Apple is adding nine new games to Apple Arcade, headlined by Family Feud Pocket, a mobile take on the long-running TV game show that arrives June 30 with Steve Harvey front and center. The rollout starts today with four games, then adds four more App Store hits on July 2, all wrapped inside Apple’s no-ads, no-in-app-purchases gaming subscription.
The timing matters here because Apple Arcade is no longer being positioned like a side project for casual mobile games. Apple says the catalog now tops 200 games, and this latest batch leans hard into familiar names and easy-to-understand hooks, which is exactly the kind of thing that can make a subscription service feel more approachable.
Starting today, the first wave includes Mini Football Legends, My Talking Tom 2+, Coffee Inc 2+, and FreeCell Solitaire: Card Game+. That mix is pretty telling: one sports game, one virtual pet, one business sim, and one classic card game, which gives Apple a broad spread without asking players to learn anything too niche or complicated.
Family Feud Pocket is the one that jumps off the page because it is built around something people already know. Apple says it will feature the classic format, daily challenges, exclusive questions, and both local and online multiplayer, with Steve Harvey hosting in the game just as he does on TV.
That familiarity is the real selling point. In a subscription library where discovery can be hit-or-miss, a recognizable brand like Family Feud gives Apple a cleaner pitch: this is not just another mobile trivia game, it is a version of a show millions already understand in seconds.
The July batch
Apple is also adding four more games on July 2: Dungeon Clawler+, Creatures of the Deep+, Pocket City 2+, and Draw It+. These are all App Store favorites now being brought into Arcade with the service’s usual promise of no ads and no extra purchases, which continues Apple’s habit of turning proven mobile titles into premium subscription perks.
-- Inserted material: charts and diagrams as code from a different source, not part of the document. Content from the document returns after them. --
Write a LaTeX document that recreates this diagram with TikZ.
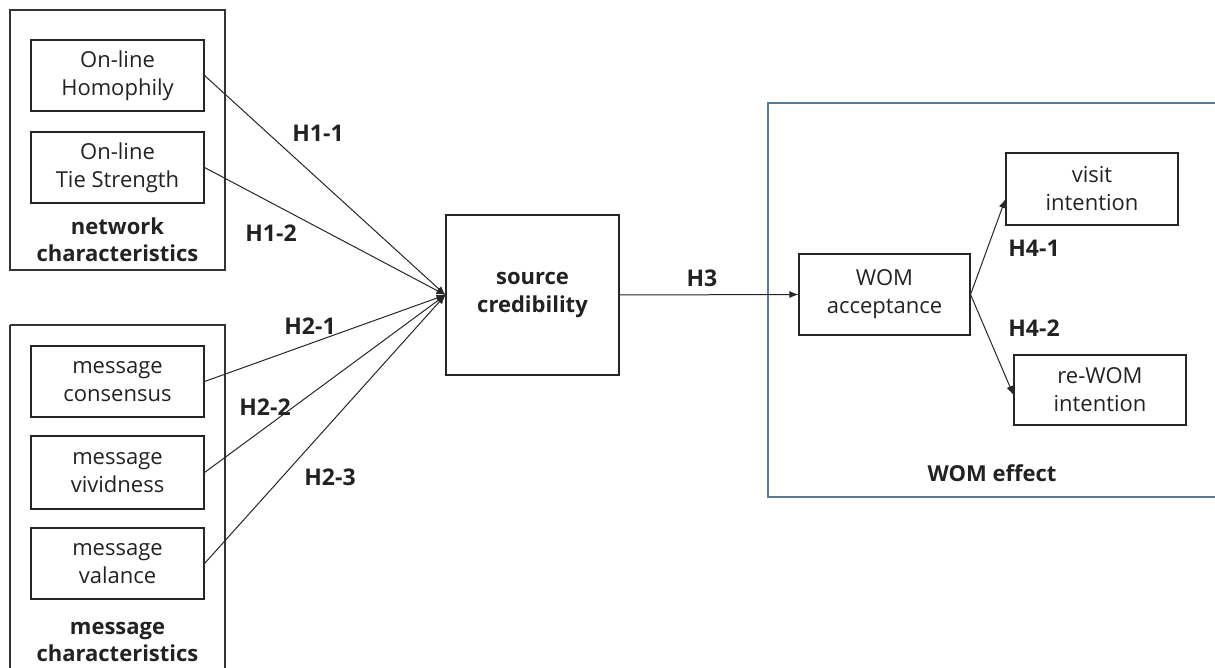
\documentclass[tikz,border=0pt]{standalone}
\usepackage{fontspec}
\setmainfont{Open Sans}
\usetikzlibrary{arrows.meta}
\definecolor{womblue}{HTML}{5B7A96}
\definecolor{txt}{HTML}{222222}
\begin{document}
\begin{tikzpicture}[x=1pt,y=-1pt,
  box/.style={draw=black!85,line width=1.1pt,inner sep=0pt,text=txt,align=center,font=\fontsize{22}{28}\selectfont},
  grp/.style={draw=black!80,line width=1.1pt,inner sep=0pt},
  lbl/.style={text=txt,font=\bfseries\fontsize{22}{27}\selectfont,align=center,inner sep=0pt},
  hlbl/.style={lbl,font=\bfseries\fontsize{23}{27}\selectfont},
  conn/.style={line width=1pt,draw=black!85},
  arr/.style={conn,-{Latex[length=9pt,width=7pt]}}]
\useasboundingbox (0,0) rectangle (1215,668);
% groups
\draw[grp] (10,10) rectangle (225,270);
\draw[grp] (10,325) -- (10,672) (225,672) -- (225,325) -- (10,325);
\draw[womblue,line width=1.1pt] (1218,103) -- (768,103) -- (768,497) -- (1218,497);
% nodes
\node[box,minimum width=173pt,minimum height=71pt] (hom) at (117.5,75.5) {On-line\\Homophily};
\node[box,minimum width=173pt,minimum height=71pt] (tie) at (117.5,167.5) {On-line\\Tie Strength};
\node[lbl] (netl) at (117.5,240) {network\\characteristics};
\node[box,minimum width=173pt,minimum height=71pt] (con) at (117.5,381.5) {message\\consensus};
\node[box,minimum width=173pt,minimum height=73pt] (viv) at (117.5,472.5) {message\\vividness};
\node[box,minimum width=173pt,minimum height=71pt] (val) at (117.5,563.5) {message\\valance};
\node[lbl] (msgl) at (117.5,642) {message\\characteristics};
\node[box,font=\bfseries\fontsize{22}{28}\selectfont,minimum width=173pt,minimum height=160pt] (src) at (532.5,295) {source\\credibility};
\node[box,minimum width=171pt,minimum height=81pt] (wom) at (884.5,294.5) {WOM\\acceptance};
\node[box,minimum width=172pt,minimum height=72pt] (vis) at (1092,189) {visit\\intention};
\node[box,minimum width=172pt,minimum height=70pt] (rew) at (1100,390) {re-WOM\\intention};
\node[lbl] (weff) at (992,473) {WOM effect};
% connectors
\coordinate (tip) at (src.west);
\draw[arr] (hom.east) -- (tip);
\draw[arr] (tie.east) -- (tip);
\draw[arr] (con.east) -- (tip);
\draw[arr] (viv.east) -- (tip);
\draw[arr] (val.east) -- (tip);
\draw[arr] (src.east) -- (wom.west);
\draw[arr] (wom.east) -- ([yshift=-10pt]vis.west);
\draw[arr] (wom.east) -- ([yshift=-5pt]rew.west);
% labels
\node[hlbl] (h11) at (318,133) {H1-1};
\node[hlbl] (h12) at (271,233) {H1-2};
\node[hlbl] (h21) at (310,326) {H2-1};
\node[hlbl] (h22) at (265,407) {H2-2};
\node[hlbl] (h23) at (330,477) {H2-3};
\node[hlbl] (h3) at (702,278) {H3};
\node[hlbl] (h41) at (1034,248) {H4-1};
\node[hlbl] (h42) at (1034,328) {H4-2};
\end{tikzpicture}
\end{document}
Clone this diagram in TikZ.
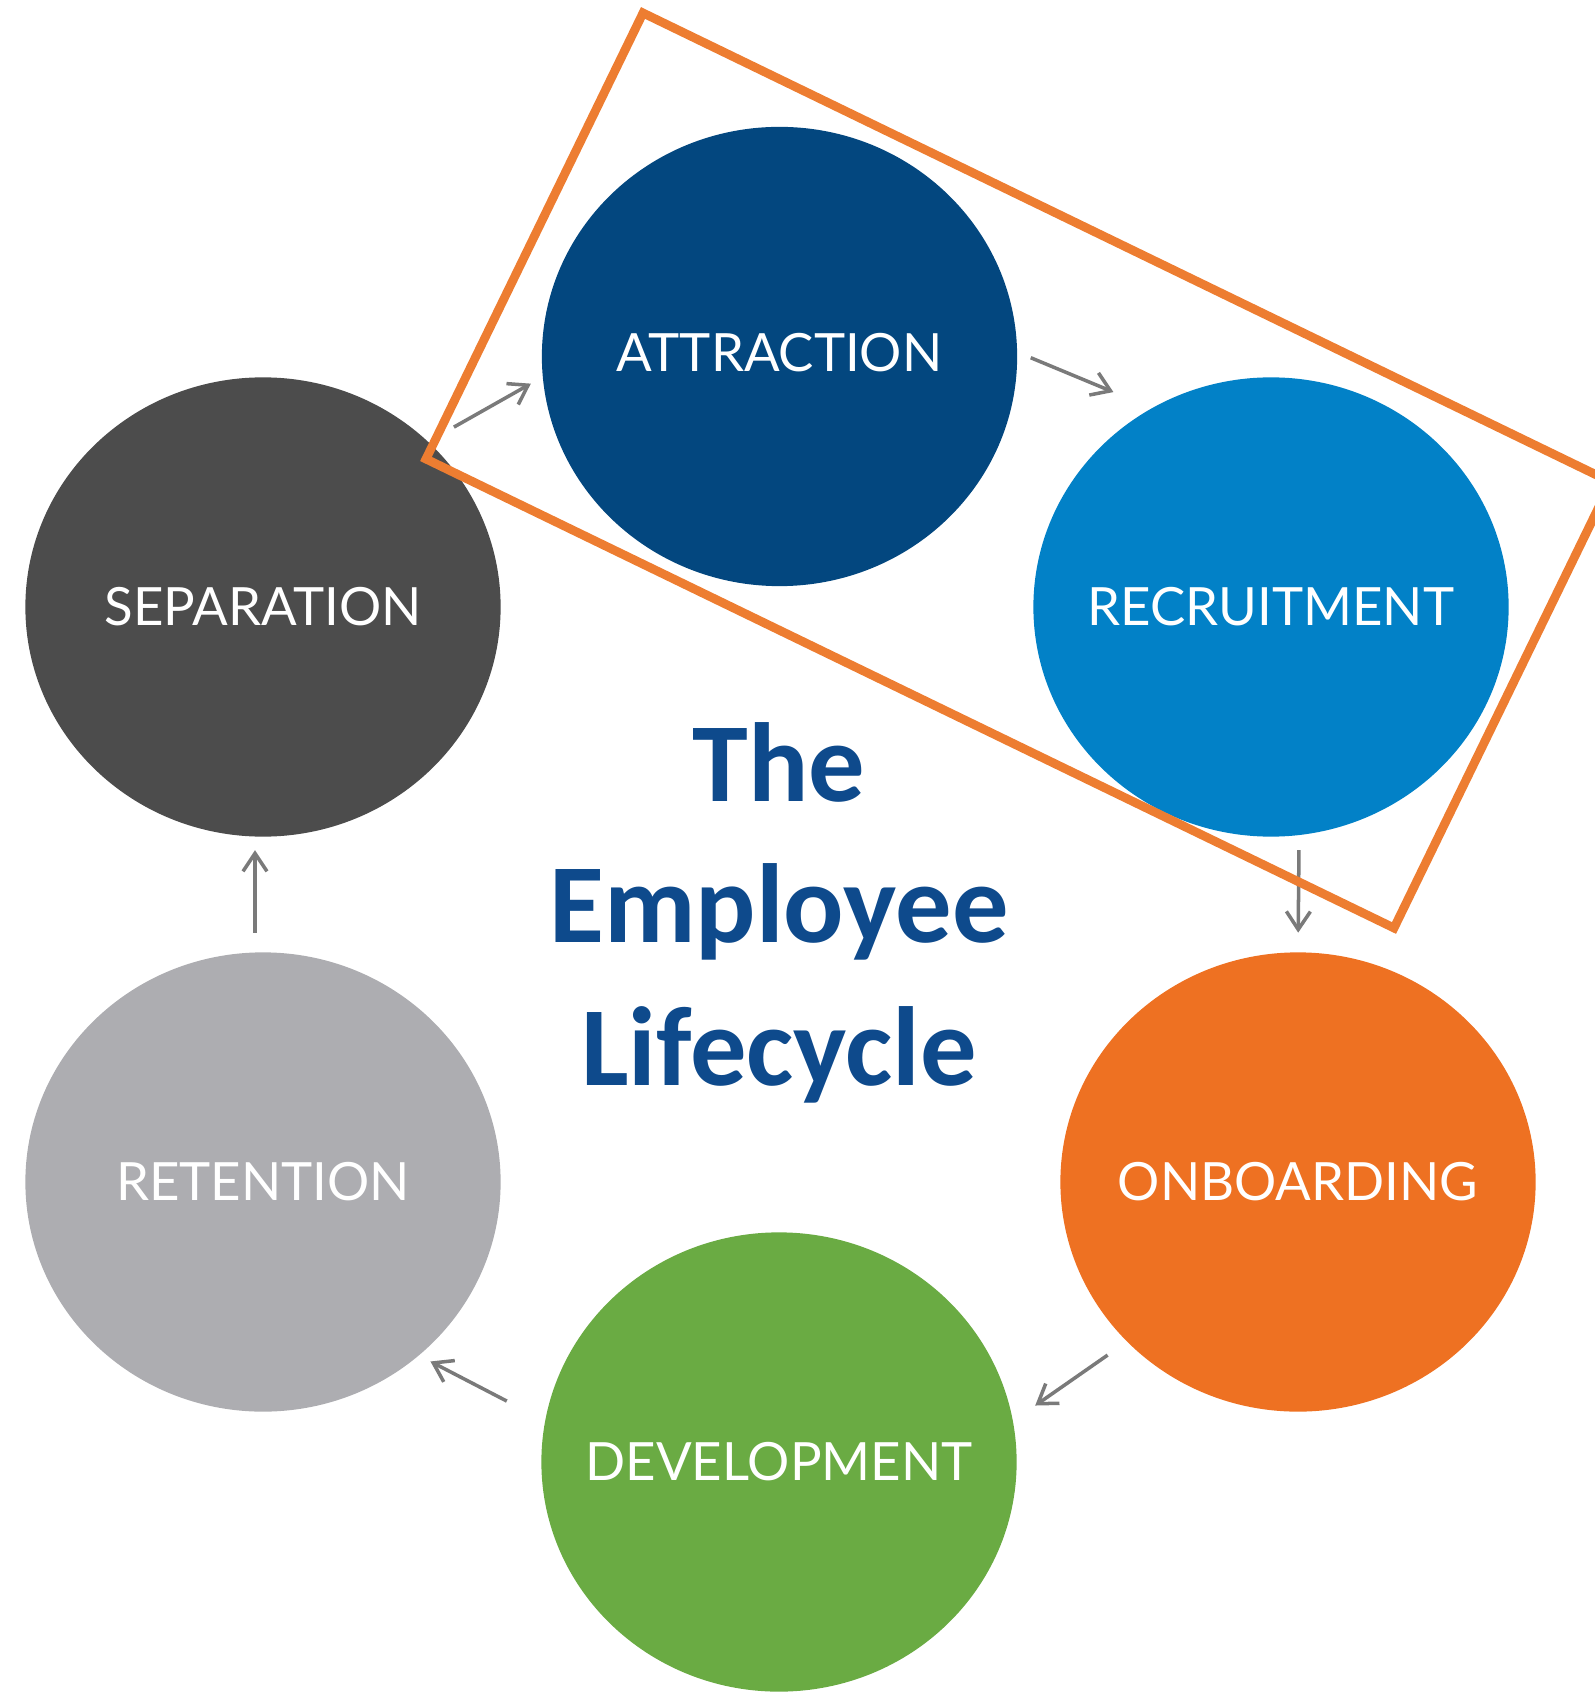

Of that group, Pocket City 2+ and Dungeon Clawler+ feel especially well matched to Arcade’s audience, since both are the kind of games people can return to in short bursts or long sessions. Creatures of the Deep+ and Draw It+ widen the lane further by adding a more relaxed adventure option and a social drawing game, so the update is not just about one headline title.
At $6.99 per month in the U.S., Apple Arcade remains one of the cheaper subscriptions in Apple’s ecosystem, and Apple still bundles it into Apple One as well. Apple also says the service supports family sharing for up to six people, which is a big part of the value proposition because it makes the subscription easier to justify if multiple people in a household actually play.
That said, the service has always had to answer one basic question: why subscribe instead of just buying a game or playing a free app? Apple’s answer keeps evolving, but this update leans on a familiar formula that has worked well for subscription entertainment in general – recognizable brands, a steady drip of new content, and a cleaner experience without ads or in-app purchases.
What it means for players
For players, the practical takeaway is simple: Apple Arcade is getting more varied and a little more mainstream. The update mixes licensed content, App Store ports, and original-feeling concepts in a way that suggests Apple wants the service to feel less like a curated indie shelf and more like a real all-ages gaming bundle.
Family Feud Pocket is likely to get the most attention because it has the strongest name recognition, but the broader list matters too. When a subscription service keeps adding easy entry points instead of only chasing hardcore gamers, it usually has a better chance of staying relevant with everyday users, and that seems to be the direction Apple is leaning into here.